Recap
- We have a score function: $s=f(x ; W) \stackrel{\text { e.g. }}{=} W x$
- We have a loss function:
- Softmax: $L_{i}=-\log \left(\frac{e^{e y_{i}}}{\sum_{j} e^{s_{j}}}\right)$
- SVM: $L_{i}=\sum_{j \neq y_{i}} \max \left(0, s_{j}-s_{y_{i}}+1\right)$
- Thus, the Full loss $L=\frac{1}{N} \sum_{i=1}^{N} L_{i}+R(W)$
$R(W)–\lambda R(W)$ control the strenth of regularization penalty. 当这个增大的时候会得到一个smoother的boundry, basically by limiting the flexibility of the W matrix. 让W不要太有灵活性,灵活性太高就容易过拟合训练集。训练过程就是捏神经网络形状让它拟合训练数据的过程,就像捏橡皮泥,不能太像训练数据了,会没有泛化能力。控制正则项的梯度反向传播程度。
Gradient descent
- Numerical gradient: approximate, slow, easy to write
- Analytic gradient: exact, fast, error-prone
In practice, we always use analytic gradient, but we check implementation with numerical gradient. This is called a gradient check.
Mini-batch Gradient Descent
Only use a small portion of the training set to compute the gradient. (with random subsets)
It just like sampling, since the loss function will give the average loss for data loss.
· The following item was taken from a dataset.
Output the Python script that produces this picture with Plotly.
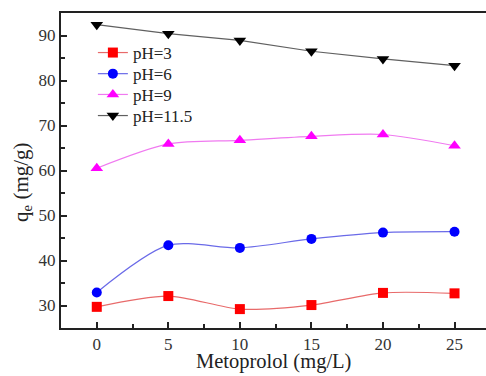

- Goal is to estimate the gradient
- Trade-off between accu and compu
- No point in doing more computation if it wont change the updates
We take one step according to one sample and update the $W$ once. Then we catch another sample with a constant size of batch, take step, update $W$. Each time we may do harm to some data but in average, the loss is reducing.